More than one thousand factories have closed in France since 2009. And not a week goes by without another announcement of relocations to Eastern Europe or Asia. Rates of new business formation today remain 13.3 percent lower than at the end of 2009, while business failures are 7 percent higher. The pace of home sales, though it seems to have stopped declining, shows no sign of improvement and remains 16 percent below 2008 levels. Residential real-estate prices continue to decline. Unemployment rolls have grown without interruption, recently averaging some 10.5 percent of the nation’s workforce. Youth unemployment averages over 26 percent. Real wages in France, having stagnated for some time, have declined for the last four consecutive quarters. The country’s balance of international payments continues to sink deeper into the red, with the shortfall of exports to imports almost doubling in just the past year to almost 3 percent of GDP. Government finances, too, continue in deficit, far exceeding the EU’s mandated maximum of 3 percent of the economy. Budget shortfalls over the years have brought public debt outstanding to fully 90 percent of France’s GDP.

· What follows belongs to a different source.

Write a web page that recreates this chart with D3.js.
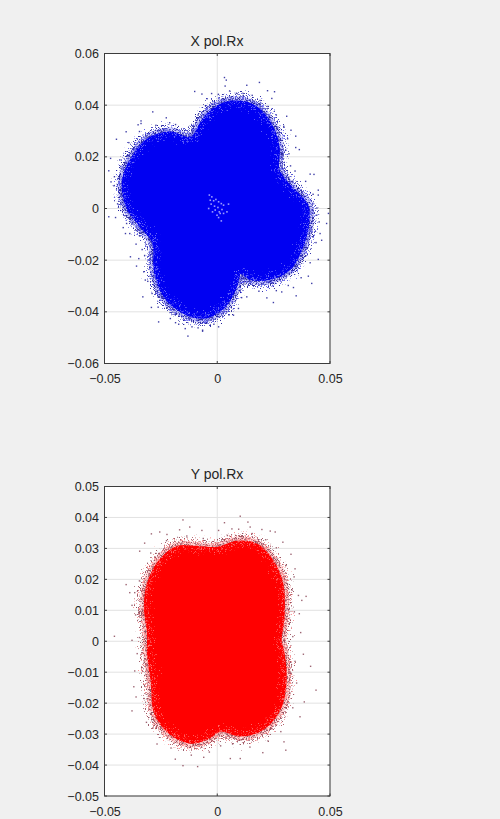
<!DOCTYPE html>
<html><head><meta charset="utf-8">
<script src="https://cdn.jsdelivr.net/npm/d3@7/dist/d3.min.js"></script>
<style>html,body{margin:0;background:#f0f0f0}svg{display:block}text{font-family:"Liberation Sans",Arial,sans-serif;fill:#262626}</style>
</head><body><div id="c"></div>
<script>
const xTicks=[-0.05,0,0.05];
const yTicksX=[-0.06,-0.04,-0.02,0,0.02,0.04,0.06];
const yTicksY=[-0.05,-0.04,-0.03,-0.02,-0.01,0,0.01,0.02,0.03,0.04,0.05];
const xPolCloud=[[-.0106,.0277],[-.0062,.0342],[-.0001,.0393],[.0087,.0413],[.0176,.0388],[.0242,.0316],[.027,.0238],[.027,.0148],[.0323,.0084],[.0397,.0013],[.0403,-.0045],[.0381,-.0134],[.0323,-.0231],[.0235,-.027],[.0146,-.027],[.0102,-.0247],[.008,-.0305],[.0027,-.0382],[-.0062,-.0421],[-.015,-.0401],[-.023,-.0343],[-.0274,-.0247],[-.0283,-.013],[-.0341,-.0065],[-.0398,.0005],[-.0416,.011],[-.0376,.0195],[-.031,.0264],[-.0208,.0292],[-.0133,.0272]];
const yPolCloud=[[-.0001,.03],[.0087,.032],[.0176,.031],[.0242,.0261],[.0286,.0187],[.0292,.0077],[.0279,.0003],[.0292,-.0039],[.0301,-.0126],[.0279,-.0213],[.0204,-.0281],[.0102,-.0303],[.0013,-.0287],[-.0044,-.0313],[-.0119,-.0326],[-.0208,-.0297],[-.0274,-.0232],[-.0288,-.0135],[-.0305,-.0039],[-.0305,.0026],[-.0319,.011],[-.0305,.0187],[-.0252,.0261],[-.0177,.0303],[-.0088,.0303]];
const xPolStray=[[.0032,.0507],[.004,.0497],[.0035,.0474],[.0187,.0488],[.0131,.0477],[-.01,.0453],[-.0068,.0443],[-.0286,.0374],[-.0338,.0339],[-.0338,.0329],[-.0351,.0324],[-.0226,.0351],[-.0211,.0332],[-.0404,.0297],[-.0447,.0268],[-.0473,.0194],[-.0481,.0146],[-.0456,.0123],[-.0471,.0103],[.0412,.0133],[.0429,.0132],[.0448,.0071],[.0448,.0052],[.0348,.028],[.0348,.0236],[.0364,.0228],[.0327,.0303],[.0308,.0357],[.0254,.0452],[.0223,.0456],[.0242,.0426],[-.0481,-.0032],[-.0451,-.0035],[-.0417,-.0074],[-.0407,-.0097],[-.0388,-.0097],[-.036,-.0138],[-.0333,-.0159],[-.0385,-.0187],[-.0348,-.0194],[-.0358,-.0223],[-.0326,-.0245],[-.0319,-.0277],[-.033,-.0342],[-.0289,-.0329],[-.0292,-.0383],[-.026,-.0439],[-.0208,-.0426],[-.0171,-.0448],[-.0142,-.0465],[-.0112,-.0458],[-.013,-.0494],[-.0065,-.0471],[-.0065,-.0475],[-.0031,-.0452],[.0006,-.0458],[.0072,-.0413],[.0094,-.0387],[.0131,-.0342],[.022,-.0346],[.0249,-.0364],[.0286,-.0323],[.035,-.0338],[.0338,-.0306],[.0419,-.029],[.0404,-.0262],[.0448,-.0197],[.0463,-.0123],[.0456,-.0097],[.0485,-.0058],[.0493,-.0019],[.0441,-.0026],
[-.0045,.0425],[-.0025,.0445],[.0005,.0442],[.0055,.0455],[.0085,.0446],[.0115,.0445],[.0155,.0438],[.019,.0418],[.0225,.0395],[.0262,.0362],[.0295,.0318],[.0312,.027],[.0318,.0212],[.0325,.0165],[.0345,.0145],[.0392,.0105],[.0425,.0055],[.0442,.0002],[.0452,-.0052],[.0438,-.0132],[.0412,-.021],[.0372,-.0268],[.0315,-.0298],[.0262,-.0318],[.0185,-.032],[.0118,-.0292],[.0108,-.0345],[.0052,-.0412],[-.0015,-.0448],[-.0085,-.0462],[-.0185,-.0442],[-.0262,-.0382],[-.0308,-.0282],[-.0322,-.0182],[-.0345,-.0105],[-.0402,-.0058],[-.0442,.0018],[-.0458,.0088],[-.0432,.0188],[-.0392,.0255],[-.0345,.0298],[-.0272,.0322],[-.0185,.0325],[-.0105,.0318],[-.0085,.0362],[-.0052,.0398]];
const xPolHole=[[-.0035,.0052],[-.0024,.0045],[-.0031,.0032],[-.0016,.003],[-.0006,.0035],[.0006,.0026],[-.0027,.0017],[-.0012,.0009],[.0003,.0004],[.0018,.0019],[.0028,.0013],[.005,.0017],[-.0009,-.0006],[.0009,-.0013],[.0021,-.0004],[-.0021,-.0013],[-.0001,-.0026],[.0013,-.0019],[.0028,-.0019],[.0006,-.0035],[.0018,-.0048],[.0043,-.0013],[-.0038,0]];
const yPolStray=[[.0102,.0404],[-.0152,.0392],[.0136,.0385],[.0032,.0383],[-.0122,.0369],[-.0167,.036],[-.0255,.0353],[-.0292,.0347],[-.0322,.0317],[-.0344,.0291],[-.0404,.0183],[-.0388,.0157],[-.0366,.0157],[-.0456,.0016],[-.0378,.0116],[.0394,.0145],[.036,.0148],[.0375,.0132],[.0364,.0089],[.037,.0028],[.0327,.0281],[.0291,.032],[.0257,.0353],[.0235,.0356],[.0198,.0361],[.0146,.0369],[.0065,.0363],[.0006,.0358],[-.0068,.0358],[-.0223,.0345],[.0345,.0234],[.0341,.0208],[.0414,-.0081],[.0438,-.0158],[.0382,-.0042],[.0386,-.0196],[.0367,-.0244],[.0304,-.0352],[.0296,-.0325],[.0202,-.036],[.0102,-.0379],[.0058,-.0379],[-.0087,-.0405],[-.0152,-.0402],[-.0186,-.0381],[-.006,-.0375],[-.0267,-.0332],[-.0314,-.0262],[-.0378,-.0225],[-.037,-.0147],[-.036,-.018],[-.0366,-.0096],[-.0355,-.004],[-.0378,.0003],
[.0045,.0342],[.0095,.0362],[.0155,.0348],[.0215,.0328],[.0262,.0302],[.0305,.0245],[.0332,.0165],[.0342,.0095],[.0335,.0015],[.0345,-.0065],[.0352,-.0135],[.0335,-.0215],[.0282,-.0292],[.0225,-.0322],[.0145,-.0342],[.0068,-.0332],[.0015,-.0338],[-.0035,-.0358],[-.0115,-.0368],[-.0205,-.0345],[-.0285,-.028],[-.0325,-.0185],[-.0335,-.0085],[-.0345,.0012],[-.0362,.0085],[-.0345,.0195],[-.0295,.0285],[-.0225,.0325],[-.0135,.034],[-.0062,.0332]];

const W=500,H=819;
const svg=d3.select("#c").append("svg").attr("width",W).attr("height",H);
const defs=svg.append("defs");
const f=defs.append("filter").attr("id","grain").attr("filterUnits","userSpaceOnUse").attr("x",60).attr("y",40).attr("width",320).attr("height",770);
f.append("feTurbulence").attr("type","fractalNoise").attr("baseFrequency",0.7).attr("numOctaves",2).attr("seed",4).attr("result","n");
f.append("feDisplacementMap").attr("in","SourceGraphic").attr("in2","n").attr("scale",24).attr("xChannelSelector","R").attr("yChannelSelector","G");
defs.append("filter").attr("id","soft").append("feGaussianBlur").attr("stdDeviation",0.45);

function panel(o){
  const x=d3.scaleLinear().domain([-0.05,0.05]).range([104.5,330]);
  const y=d3.scaleLinear().domain(o.yDomain).range([o.bottom,o.top]);
  const g=svg.append("g");
  g.append("rect").attr("x",104.5).attr("y",o.top).attr("width",225.5).attr("height",o.bottom-o.top).attr("fill","#fff");
  g.selectAll(".gx").data(xTicks).join("line").attr("x1",d=>x(d)).attr("x2",d=>x(d)).attr("y1",o.top).attr("y2",o.bottom).attr("stroke","#e2e2e2");
  g.selectAll(".gy").data(o.yTicks).join("line").attr("y1",d=>y(d)).attr("y2",d=>y(d)).attr("x1",104.5).attr("x2",330).attr("stroke","#e2e2e2");
  const line=d3.line().x(d=>x(d[0])).y(d=>y(d[1])).curve(d3.curveCatmullRomClosed.alpha(0.5));
  const p=line(o.cloud);
  g.append("path").attr("d",p).attr("fill","none").attr("stroke",o.halo).attr("stroke-width",11).attr("stroke-linejoin","round").attr("opacity",0.3);
  g.append("path").attr("d",p).attr("fill","none").attr("stroke",o.halo).attr("stroke-width",12).attr("stroke-dasharray","1.6 1.1").attr("opacity",0.9).attr("filter","url(#grain)");
  g.append("path").attr("d",p).attr("fill","none").attr("stroke",o.dark).attr("stroke-width",13).attr("stroke-dasharray","1.2 2").attr("opacity",0.9).attr("filter","url(#grain)");
  g.append("path").attr("d",p).attr("fill",o.color).attr("stroke",o.color).attr("stroke-width",3).attr("stroke-linejoin","round").attr("filter","url(#soft)");
  g.append("path").attr("d",p).attr("fill","none").attr("stroke",o.speck).attr("stroke-width",7).attr("stroke-dasharray","1 3.4").attr("opacity",0.55).attr("filter","url(#grain)");
  g.selectAll(".s").data(o.stray).join("rect").attr("x",d=>x(d[0])-.7).attr("y",d=>y(d[1])-.7).attr("width",1.4).attr("height",1.4).attr("fill",o.dark).attr("opacity",.85);
  if(o.hole) g.selectAll(".h").data(o.hole).join("rect").attr("x",d=>x(d[0])-.8).attr("y",d=>y(d[1])-.8).attr("width",1.6).attr("height",1.6).attr("fill","#9a9aff").attr("filter","url(#soft)");
  const ax=d3.axisBottom(x).tickValues(xTicks).tickFormat(d=>d===0?"0":d3.format(".2f")(d)).tickSize(0).tickPadding(11);
  const ay=d3.axisLeft(y).tickValues(o.yTicks).tickFormat(d=>d===0?"0":d3.format(".2f")(d)).tickSize(0).tickPadding(5.5);
  const a1=g.append("g").attr("transform",`translate(0,${o.bottom})`).call(ax);
  const a2=g.append("g").attr("transform","translate(104.5,0)").call(ay);
  [a1,a2].forEach(a=>{a.selectAll(".domain").remove();a.selectAll("text").attr("font-size",12.5).style("font-family",'"Liberation Sans",Arial,sans-serif').attr("fill","#303030");});
  const tk="#404040";
  g.selectAll(".tx").data(xTicks).join("path").attr("d",d=>`M${x(d)},${o.bottom}v-2.5M${x(d)},${o.top}v2.5`).attr("stroke",tk);
  g.selectAll(".ty").data(o.yTicks).join("path").attr("d",d=>`M104.5,${y(d)}h2.5M330,${y(d)}h-2.5`).attr("stroke",tk);
  g.append("rect").attr("x",104.5).attr("y",o.top).attr("width",225.5).attr("height",o.bottom-o.top).attr("fill","none").attr("stroke","#3c3c3c");
  g.append("text").attr("x",217).attr("y",o.top-8).attr("text-anchor","middle").attr("font-size",14).text(o.title);
}
panel({title:"X pol.Rx",top:53.5,bottom:363.5,yDomain:[-0.06,0.06],yTicks:yTicksX,cloud:xPolCloud,stray:xPolStray,hole:xPolHole,color:"#0000f2",dark:"#1c1c96",halo:"#5a5af0",speck:"#c4c4ff"});
panel({title:"Y pol.Rx",top:486.5,bottom:796,yDomain:[-0.05,0.05],yTicks:yTicksY,cloud:yPolCloud,stray:yPolStray,color:"#ff0000",dark:"#8c4a5a",halo:"#ff8a8a",speck:"#ffc4c4"});
</script></body></html>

French authorities mostly have either denied the situation’s severity or blamed it on Germany’s push for budget austerity throughout the euro zone. There is no shortage of critical remarks to make about the German approach, but it can hardly explain France’s economic problems. France, after all, hardly has imposed much austerity. It has promised to do so but otherwise has asked of itself none of the sharp government spending cuts evident elsewhere in Europe’s periphery. On the contrary, French government spending has continued to grow, rising almost 4 percent during the last two years. Government in France now constitutes some 57 percent of the entire economy, well above the euro zone’s average. Meanwhile, Paris recently sidestepped the need for more strictures, receiving permission from the EU bureaucracy to continue wider budget deficits than EU rules allow until 2015 at the earliest. Nor can French officials honestly blame German austerity when their nation’s economic slide has beginnings long before the current crisis or Berlin’s response to it. France, quite simply, has been underperforming the rest of Europe for over a decade.
It is this longer-term erosion that speaks to France’s economic failure. Germany offers a useful counterpoint. Whereas ten years ago the French economy rivaled Germany’s, today France produces only half the value added. French exports, having fallen more than 20 percent since 2005, are lower today than anytime during the last twenty years. In contrast, Germany has enjoyed an export surge in the past few years, pushing the country up from recession lows to its all-time high. France has even begun to trail Europe’s troubled periphery. While it has 10 percent fewer exporting firms than it had thirteen years ago, troubled Italy has 8.7 percent more. France’s share of global exports has fallen from 7 percent in 1999 to only 3 percent today. During this time, its share of the euro zone’s exports has fallen from 17 percent to merely 12 percent. Real per capita incomes in France have grown at barely half Germany’s rate, while profits in French industry have fallen from highs approaching 9 percent of GDP to barely over 6 percent today, only half the euro zone’s average and hardly sufficient for French industry to finance itself.